» TASK STATEMENT
Reproduce the listing word for word, leaving every picture behind.

» SUPPLIED DATA
** BEGIN **

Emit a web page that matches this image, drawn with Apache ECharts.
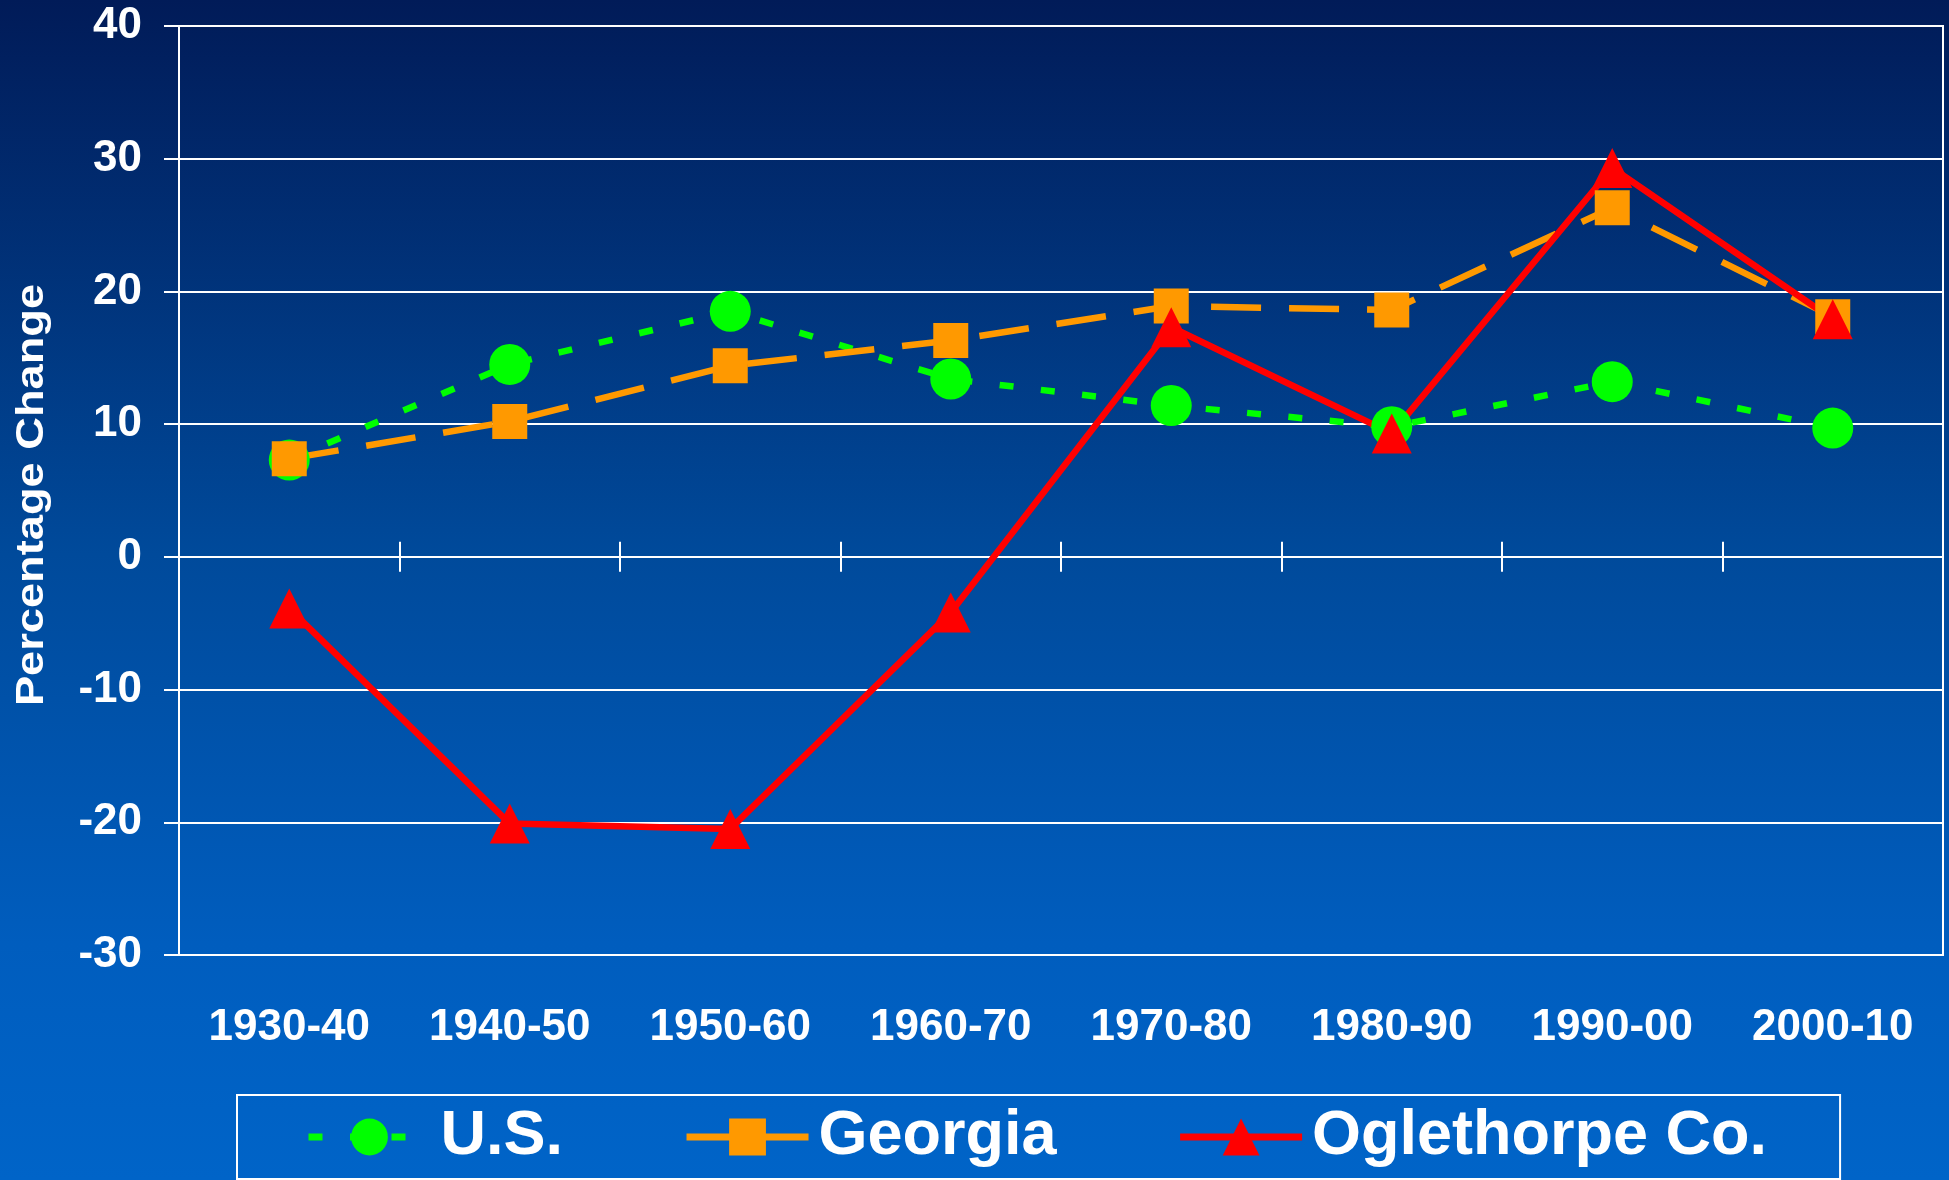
<!DOCTYPE html>
<html>
<head>
<meta charset="utf-8">
<script src="https://cdn.jsdelivr.net/npm/echarts@6/dist/echarts.min.js"></script>
<style>
  html, body { margin: 0; padding: 0; }
  #main { width: 1949px; height: 1180px; }
</style>
</head>
<body>
<div id="main"></div>
<script>
// 数据
var decades = ['1930-40', '1940-50', '1950-60', '1960-70', '1970-80', '1980-90', '1990-00', '2000-10'];
var usValues = [7.3, 14.5, 18.5, 13.4, 11.4, 9.8, 13.2, 9.7];
var georgiaValues = [7.4, 10.2, 14.4, 16.3, 18.9, 18.6, 26.3, 18.1];
var oglethorpeValues = [-3.9, -20.1, -20.5, -4.2, 17.3, 9.3, 29.3, 17.9];
var seriesNames = ['U.S.', 'Georgia', 'Oglethorpe Co.'];
var yMin = -30, yMax = 40, yStep = 10;

var font = '"Liberation Sans", Arial, sans-serif';

var chart = echarts.init(document.getElementById('main'));

var option = {
  animation: false,
  backgroundColor: {
    type: 'linear', x: 0, y: 0, x2: 0, y2: 1,
    colorStops: [
      { offset: 0, color: '#011b58' },
      { offset: 0.47, color: '#004a9b' },
      { offset: 0.8, color: '#005dbe' },
      { offset: 1, color: '#0064c8' }
    ]
  },
  grid: {
    left: 179,
    right: 6,
    top: 26,
    bottom: 225,
    show: true,
    borderColor: '#ffffff',
    borderWidth: 2,
    backgroundColor: 'transparent'
  },
  // 纵轴标题（纵向拉伸一点）
  graphic: [{
    type: 'text',
    x: 33,
    y: 495,
    rotation: Math.PI / 2,
    scaleX: 1.19,
    style: {
      text: 'Percentage Change',
      fill: '#ffffff',
      fontSize: 38,
      fontWeight: 'bold',
      fontFamily: font,
      align: 'center',
      verticalAlign: 'middle'
    }
  }],
  legend: {
    data: seriesNames,
    left: 237,
    top: 1095,
    padding: [10, 73, 10, 68],
    itemWidth: 122,
    itemHeight: 46,
    itemGap: 120,
    borderColor: '#ffffff',
    borderWidth: 2,
    selectedMode: false,
    lineStyle: { width: 7 },
    textStyle: {
      color: '#ffffff',
      fontSize: 63,
      fontWeight: 'bold',
      fontFamily: font,
      lineHeight: 64,
      padding: [0, 0, 0, 5]
    }
  },
  xAxis: [
    {
      // 底部标签
      type: 'category',
      data: decades,
      position: 'bottom',
      axisLine: { show: false, onZero: false },
      axisTick: { show: false },
      splitLine: { show: false },
      axisLabel: {
        color: '#ffffff',
        fontSize: 44,
        fontWeight: 'bold',
        fontFamily: font,
        lineHeight: 44,
        margin: 51
      }
    },
    {
      // 0 线及向下刻度
      type: 'category',
      data: decades,
      position: 'bottom',
      axisLine: { show: true, onZero: true, onZeroAxisIndex: 0, lineStyle: { color: '#ffffff', width: 2 } },
      axisTick: { show: true, length: 15, lineStyle: { color: '#ffffff', width: 2 } },
      axisLabel: { show: false },
      splitLine: { show: false }
    },
    {
      // 向上刻度
      type: 'category',
      data: decades,
      position: 'top',
      axisLine: { show: false, onZero: true, onZeroAxisIndex: 0 },
      axisTick: { show: true, length: 15, lineStyle: { color: '#ffffff', width: 2 } },
      axisLabel: { show: false },
      splitLine: { show: false }
    }
  ],
  yAxis: [{
    type: 'value',
    min: yMin,
    max: yMax,
    interval: yStep,
    axisLine: { show: true, lineStyle: { color: '#ffffff', width: 2 } },
    axisTick: { show: true, length: 15, lineStyle: { color: '#ffffff', width: 2 } },
    splitLine: { show: true, lineStyle: { color: '#ffffff', width: 2 } },
    axisLabel: {
      color: '#ffffff',
      fontSize: 44,
      fontWeight: 'bold',
      fontFamily: font,
      margin: 37
    }
  }],
  series: [
    {
      name: seriesNames[0],
      type: 'line',
      xAxisIndex: 0,
      data: usValues,
      symbol: 'circle',
      symbolSize: 41,
      itemStyle: { color: '#00ff00' },
      lineStyle: { color: '#00ff00', width: 6.5, type: [14, 27.5] }
    },
    {
      name: seriesNames[1],
      type: 'line',
      xAxisIndex: 0,
      data: georgiaValues,
      symbol: 'rect',
      symbolSize: 35,
      itemStyle: { color: '#ff9900' },
      lineStyle: { color: '#ff9900', width: 6.5, type: [50, 28] }
    },
    {
      name: seriesNames[2],
      type: 'line',
      xAxisIndex: 0,
      data: oglethorpeValues,
      symbol: 'triangle',
      symbolSize: 40,
      itemStyle: { color: '#ff0000' },
      lineStyle: { color: '#ff0000', width: 6.5, type: 'solid' }
    }
  ]
};

chart.setOption(option);
</script>
</body>
</html>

** END **

» EXERCISE RESPONSE
Emit a web page that matches this image, drawn with Apache ECharts.
<!DOCTYPE html>
<html>
<head>
<meta charset="utf-8">
<script src="https://cdn.jsdelivr.net/npm/echarts@6/dist/echarts.min.js"></script>
<style>
  html, body { margin: 0; padding: 0; }
  #main { width: 1949px; height: 1180px; }
</style>
</head>
<body>
<div id="main"></div>
<script>
// 数据
var decades = ['1930-40', '1940-50', '1950-60', '1960-70', '1970-80', '1980-90', '1990-00', '2000-10'];
var usValues = [7.3, 14.5, 18.5, 13.4, 11.4, 9.8, 13.2, 9.7];
var georgiaValues = [7.4, 10.2, 14.4, 16.3, 18.9, 18.6, 26.3, 18.1];
var oglethorpeValues = [-3.9, -20.1, -20.5, -4.2, 17.3, 9.3, 29.3, 17.9];
var seriesNames = ['U.S.', 'Georgia', 'Oglethorpe Co.'];
var yMin = -30, yMax = 40, yStep = 10;

var font = '"Liberation Sans", Arial, sans-serif';

var chart = echarts.init(document.getElementById('main'));

var option = {
  animation: false,
  backgroundColor: {
    type: 'linear', x: 0, y: 0, x2: 0, y2: 1,
    colorStops: [
      { offset: 0, color: '#011b58' },
      { offset: 0.47, color: '#004a9b' },
      { offset: 0.8, color: '#005dbe' },
      { offset: 1, color: '#0064c8' }
    ]
  },
  grid: {
    left: 179,
    right: 6,
    top: 26,
    bottom: 225,
    show: true,
    borderColor: '#ffffff',
    borderWidth: 2,
    backgroundColor: 'transparent'
  },
  // 纵轴标题（纵向拉伸一点）
  graphic: [{
    type: 'text',
    x: 33,
    y: 495,
    rotation: Math.PI / 2,
    scaleX: 1.19,
    style: {
      text: 'Percentage Change',
      fill: '#ffffff',
      fontSize: 38,
      fontWeight: 'bold',
      fontFamily: font,
      align: 'center',
      verticalAlign: 'middle'
    }
  }],
  legend: {
    data: seriesNames,
    left: 237,
    top: 1095,
    padding: [10, 73, 10, 68],
    itemWidth: 122,
    itemHeight: 46,
    itemGap: 120,
    borderColor: '#ffffff',
    borderWidth: 2,
    selectedMode: false,
    lineStyle: { width: 7 },
    textStyle: {
      color: '#ffffff',
      fontSize: 63,
      fontWeight: 'bold',
      fontFamily: font,
      lineHeight: 64,
      padding: [0, 0, 0, 5]
    }
  },
  xAxis: [
    {
      // 底部标签
      type: 'category',
      data: decades,
      position: 'bottom',
      axisLine: { show: false, onZero: false },
      axisTick: { show: false },
      splitLine: { show: false },
      axisLabel: {
        color: '#ffffff',
        fontSize: 44,
        fontWeight: 'bold',
        fontFamily: font,
        lineHeight: 44,
        margin: 51
      }
    },
    {
      // 0 线及向下刻度
      type: 'category',
      data: decades,
      position: 'bottom',
      axisLine: { show: true, onZero: true, onZeroAxisIndex: 0, lineStyle: { color: '#ffffff', width: 2 } },
      axisTick: { show: true, length: 15, lineStyle: { color: '#ffffff', width: 2 } },
      axisLabel: { show: false },
      splitLine: { show: false }
    },
    {
      // 向上刻度
      type: 'category',
      data: decades,
      position: 'top',
      axisLine: { show: false, onZero: true, onZeroAxisIndex: 0 },
      axisTick: { show: true, length: 15, lineStyle: { color: '#ffffff', width: 2 } },
      axisLabel: { show: false },
      splitLine: { show: false }
    }
  ],
  yAxis: [{
    type: 'value',
    min: yMin,
    max: yMax,
    interval: yStep,
    axisLine: { show: true, lineStyle: { color: '#ffffff', width: 2 } },
    axisTick: { show: true, length: 15, lineStyle: { color: '#ffffff', width: 2 } },
    splitLine: { show: true, lineStyle: { color: '#ffffff', width: 2 } },
    axisLabel: {
      color: '#ffffff',
      fontSize: 44,
      fontWeight: 'bold',
      fontFamily: font,
      margin: 37
    }
  }],
  series: [
    {
      name: seriesNames[0],
      type: 'line',
      xAxisIndex: 0,
      data: usValues,
      symbol: 'circle',
      symbolSize: 41,
      itemStyle: { color: '#00ff00' },
      lineStyle: { color: '#00ff00', width: 6.5, type: [14, 27.5] }
    },
    {
      name: seriesNames[1],
      type: 'line',
      xAxisIndex: 0,
      data: georgiaValues,
      symbol: 'rect',
      symbolSize: 35,
      itemStyle: { color: '#ff9900' },
      lineStyle: { color: '#ff9900', width: 6.5, type: [50, 28] }
    },
    {
      name: seriesNames[2],
      type: 'line',
      xAxisIndex: 0,
      data: oglethorpeValues,
      symbol: 'triangle',
      symbolSize: 40,
      itemStyle: { color: '#ff0000' },
      lineStyle: { color: '#ff0000', width: 6.5, type: 'solid' }
    }
  ]
};

chart.setOption(option);
</script>
</body>
</html>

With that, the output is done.